While the men say they were victims of racial profiling and shoddy police work in the wake of the March 22 mob violence downtown, Conrad said, "our officers did their job," following department policy and laws set out by the Supreme Court.

Conrad said the four men - Shaquazz Allen, 18; Tyrone Booker Jr., 19; Craig Dean, 20, and Jerron Bush, 21 - were all identified on March 22 by the fiance of a woman who was robbed two blocks from where the boys were found sitting on a porch by police.

The four men fit the general description of the attackers - young, dressed in hoodies - and the man with the victim said he was positive they were responsible, saying, "I would never forget a face; these are the men," Conrad said in an interview.

With the positive identification, the location of where the men were found close to the attack and their general descriptions fitting those of the attackers, Conrad said police had probable cause to make arrests.

If he had to second guess his officers, Conrad said he wished they had gotten a search warrant for the home the boys were at on North 39th and the car they said they had been driving, to see if any of the victim's belongings could be found.

But he said there is no reason for an internal investigation into the arrests, as far as he is concerned.

"Our officers were given a tough job," Conrad said. "I think based on what I know, they did the best they could with the information they had."

The four teens were jubilant this afternoon after the grand jury cleared them but "angry we had to go through this for months,” said Booker. “The system isn’t always fair.”

Booker said the teens were targeted by police because “We was the only ones on the street at the time." Booker and Allen were also exonerated on charges of unlawful imprisonment, criminal mischief and assault in a separate case.

In that case, Conrad said police again had eye witnesses who were victims of the mob violence and, after seeing pictures of the teens on TV, identified them as the attackers.

Assistant Commonwealth’s Attorney Leland Hulbert, who presented the case to the grand jury, also defended the police work but said that as more evidence came in, including cell phone records that show the teens weren’t in the area during the downtown mob attacks, prosecutors realized they couldn’t prove the teens were guilty.

But he stopped short of saying they were innocent or wrongly arrested, insisting that police had probable cause to make the arrests.
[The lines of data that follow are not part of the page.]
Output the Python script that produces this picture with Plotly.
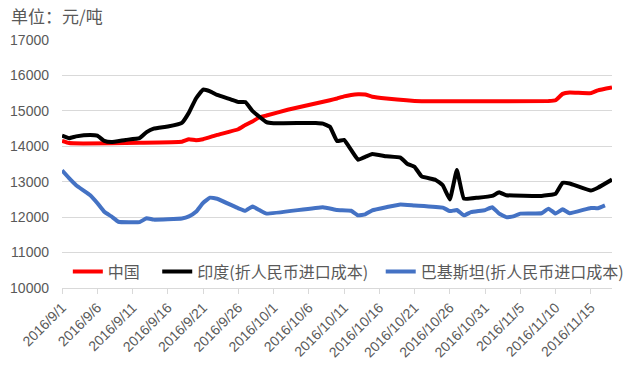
import plotly.graph_objects as go
import pandas as pd

# China
china_dates = ["2016-09-01","2016-09-02","2016-09-04","2016-09-12","2016-09-18","2016-09-19","2016-09-20",
               "2016-09-21","2016-09-23","2016-09-26","2016-09-27","2016-09-28","2016-09-29","2016-09-30",
               "2016-10-03","2016-10-09","2016-10-10","2016-10-11","2016-10-12","2016-10-13","2016-10-14",
               "2016-10-15","2016-10-17","2016-10-22","2016-10-28","2016-11-09","2016-11-10","2016-11-11",
               "2016-11-12","2016-11-15","2016-11-16","2016-11-18"]
china_vals = [14150,14090,14080,14100,14130,14200,14170,
              14200,14320,14480,14600,14700,14820,14870,
              15030,15300,15350,15410,15450,15470,15460,
              15400,15350,15270,15270,15280,15300,15480,
              15520,15500,15580,15660]

# India
india_dates = ["2016-09-01","2016-09-02","2016-09-03","2016-09-05","2016-09-06","2016-09-07","2016-09-08",
               "2016-09-10","2016-09-12","2016-09-13","2016-09-14","2016-09-16","2016-09-18","2016-09-19",
               "2016-09-20","2016-09-21","2016-09-22","2016-09-23","2016-09-25","2016-09-26","2016-09-27",
               "2016-09-28","2016-09-30","2016-10-01","2016-10-07","2016-10-08","2016-10-09","2016-10-10",
               "2016-10-11","2016-10-12","2016-10-13","2016-10-14","2016-10-15","2016-10-17","2016-10-19",
               "2016-10-20","2016-10-21","2016-10-22","2016-10-24","2016-10-25","2016-10-26","2016-10-27",
               "2016-10-28","2016-10-30","2016-11-01","2016-11-02","2016-11-03","2016-11-08","2016-11-10",
               "2016-11-11","2016-11-12","2016-11-15","2016-11-16","2016-11-18"]
india_vals = [14300,14230,14280,14320,14300,14150,14120,
              14180,14230,14400,14500,14560,14660,14950,
              15350,15600,15550,15450,15320,15250,15250,
              15000,14680,14650,14660,14640,14550,14150,
              14180,13900,13620,13700,13780,13720,13680,
              13500,13420,13150,13050,12900,12500,13330,
              12520,12550,12600,12700,12620,12600,12660,
              12970,12950,12750,12830,13060]

# Pakistan
pak_dates = ["2016-09-01","2016-09-02","2016-09-03","2016-09-05","2016-09-06","2016-09-07","2016-09-08",
             "2016-09-09","2016-09-12","2016-09-13","2016-09-14","2016-09-18","2016-09-19","2016-09-20",
             "2016-09-21","2016-09-22","2016-09-23","2016-09-26","2016-09-27","2016-09-28","2016-09-29",
             "2016-09-30","2016-10-08","2016-10-10","2016-10-12","2016-10-13","2016-10-14","2016-10-15",
             "2016-10-17","2016-10-19","2016-10-21","2016-10-25","2016-10-26","2016-10-27","2016-10-28",
             "2016-10-29","2016-10-31","2016-11-01","2016-11-02","2016-11-03","2016-11-04","2016-11-05",
             "2016-11-08","2016-11-09","2016-11-10","2016-11-11","2016-11-12","2016-11-15","2016-11-16",
             "2016-11-17"]
pak_vals = [13320,13100,12900,12620,12400,12150,12020,
            11870,11860,11970,11930,11960,12020,12150,
            12400,12550,12520,12250,12180,12300,12200,
            12100,12280,12200,12180,12050,12080,12190,
            12280,12360,12330,12270,12170,12200,12050,
            12140,12200,12280,12100,12000,12020,12100,
            12110,12240,12100,12220,12110,12260,12250,
            12330]

names = ["中国", "印度(折人民币进口成本)", "巴基斯坦(折人民币进口成本)"]
colors = ["#FF0000", "#000000", "#4472C4"]

y_ticks = [10000, 11000, 12000, 13000, 14000, 15000, 16000, 17000]
x_tick_dates = pd.date_range("2016-09-01", "2016-11-15", freq="5D")
x_tick_text = [f"{d.year}/{d.month}/{d.day}" for d in x_tick_dates]

FONT = "Liberation Sans, Noto Sans CJK SC, sans-serif"
CJK = "Noto Sans CJK SC, sans-serif"

L, R, T, B = 62, 13, 40, 79
W, H = 641, 367
PW = W - L - R

legend_ids = ["legend", "legend2", "legend3"]
legend_px = [68, 160, 390]   # left pixel of each legend entry

fig = go.Figure()
for dts, vals, nm, c, lid in [(china_dates, china_vals, names[0], colors[0], legend_ids[0]),
                              (india_dates, india_vals, names[1], colors[1], legend_ids[1]),
                              (pak_dates, pak_vals, names[2], colors[2], legend_ids[2])]:
    fig.add_trace(go.Scatter(x=dts, y=vals, mode="lines", name=nm, legend=lid,
                             line=dict(color=c, width=4, shape="spline", smoothing=0.3)))

leg_common = dict(orientation="h", yanchor="middle", xanchor="left",
                  bgcolor="rgba(255,255,255,0)", borderwidth=0,
                  font=dict(family=CJK, size=16, color="#595959"))
legend_layout = {}
for lid, px in zip(legend_ids, legend_px):
    legend_layout[lid] = dict(x=(px - L) / PW, y=0.066, **leg_common)

fig.update_layout(
    width=W, height=H,
    margin=dict(l=L, r=R, t=T, b=B),
    paper_bgcolor="white", plot_bgcolor="white",
    font=dict(family=FONT, size=14, color="#595959"),
    showlegend=True,
    annotations=[dict(text="单位：元/吨", xref="paper", yref="paper", x=(7 - L) / PW, y=1.0,
                      xanchor="left", yanchor="middle", yshift=T - 15, showarrow=False,
                      font=dict(family=CJK, size=17, color="#595959"))],
    **legend_layout,
)
fig.update_xaxes(type="date", range=["2016-09-01", "2016-11-18"], automargin=False,
                 tickvals=list(x_tick_dates), ticktext=x_tick_text, tickangle=-45,
                 showgrid=False, showline=True, linecolor="#d9d9d9", linewidth=1,
                 ticks="outside", ticklen=5, tickcolor="#d9d9d9",
                 tickfont=dict(family=FONT, size=14, color="#595959"))
fig.update_yaxes(range=[10000, 17000], tickvals=y_ticks, ticktext=[str(v) for v in y_ticks],
                 automargin=False,
                 showgrid=True, gridcolor="#d9d9d9", gridwidth=1, zeroline=False,
                 showline=False, ticks="", ticklabelstandoff=12,
                 tickfont=dict(family=FONT, size=14, color="#595959"))

fig.write_html("out.html", config={"displayModeBar": False},
               post_script="document.body.style.margin='0';document.body.style.overflow='hidden';")
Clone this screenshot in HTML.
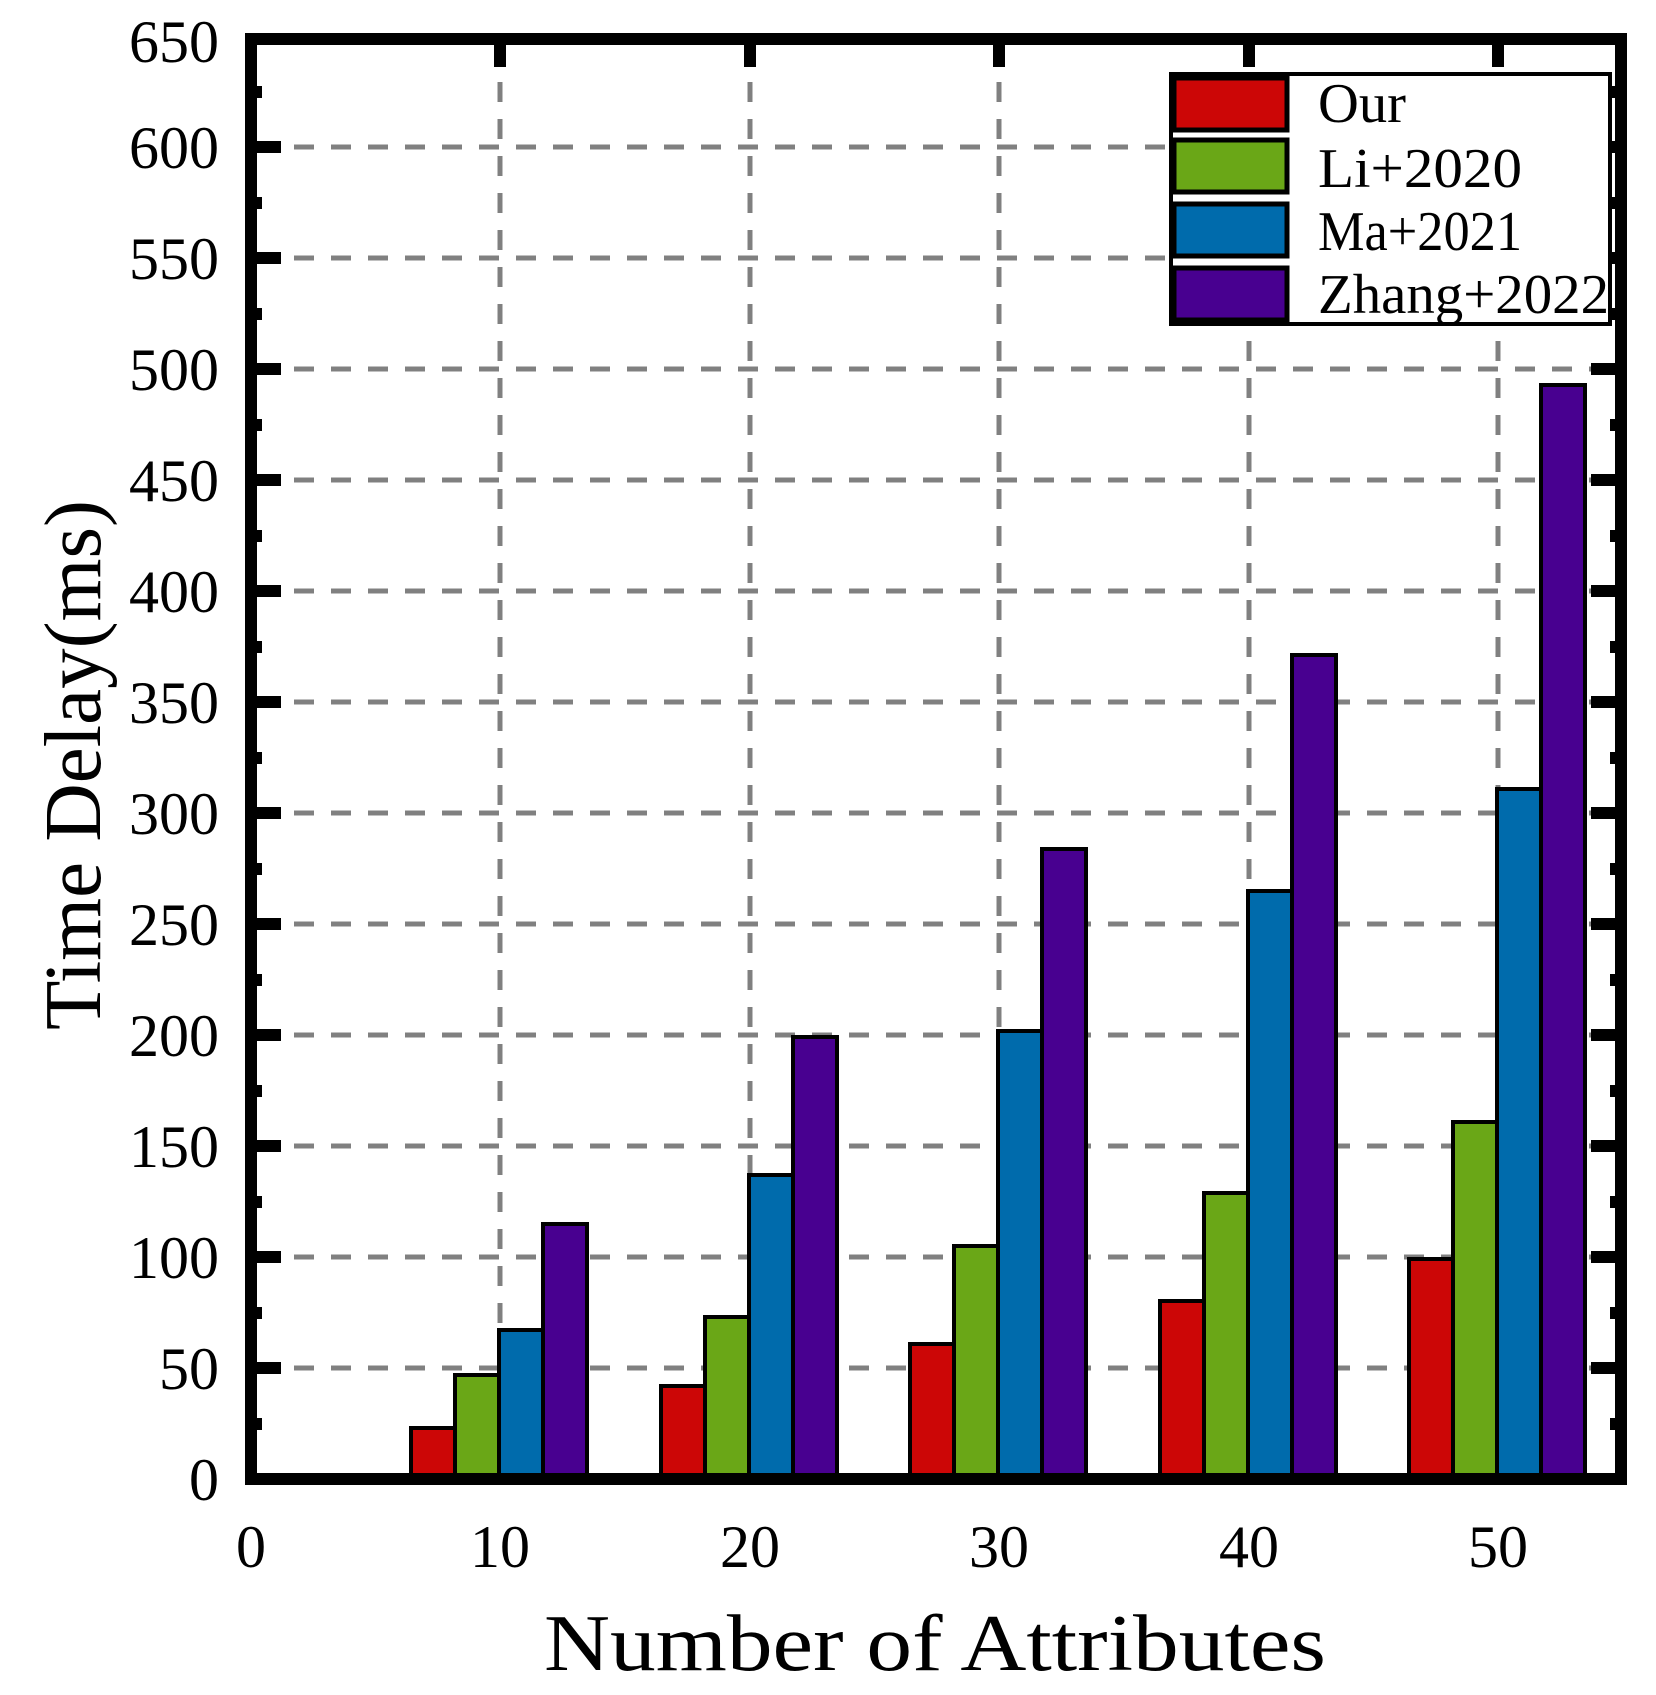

Both Conrad and Hulbert added that a District Court judge found there was probable cause to allow a grand jury to decide the case.

“We can’t say 100 percent sure they didn't do this" but there was not enough evidence to convict at trial and he recommended the grand jury not indict, Hulbert said. “I’m not prepared to say LMPD did anything wrong in this case.”

Conrad also said he couldn't be positive the men had nothing to do with the crime, but was satisfied that the justice system worked the way it is supposed to. He said police couldn't wait months to get cell phone records and leave potentially violent criminals on the street.

But the teens and their families – who hugged and cried outside the courtroom, politely answering questions by the media - said police wrongly charged the kids based on flawed witnesses identifications with no other evidence.

Craig Dean, 20, said he was relieved now but has been on house arrests spending “every night thinking about facing 20 years (in prison) for something (I) didn’t do.”

Shaquazz Allen, 18, said he spent two months in jail, lost his job, and missed graduating with his class at Waggener High School because police “accused the wrong people.”

Asked whether he believed he was the victim of racial profiling, Jerron Bush said, "I certainly do."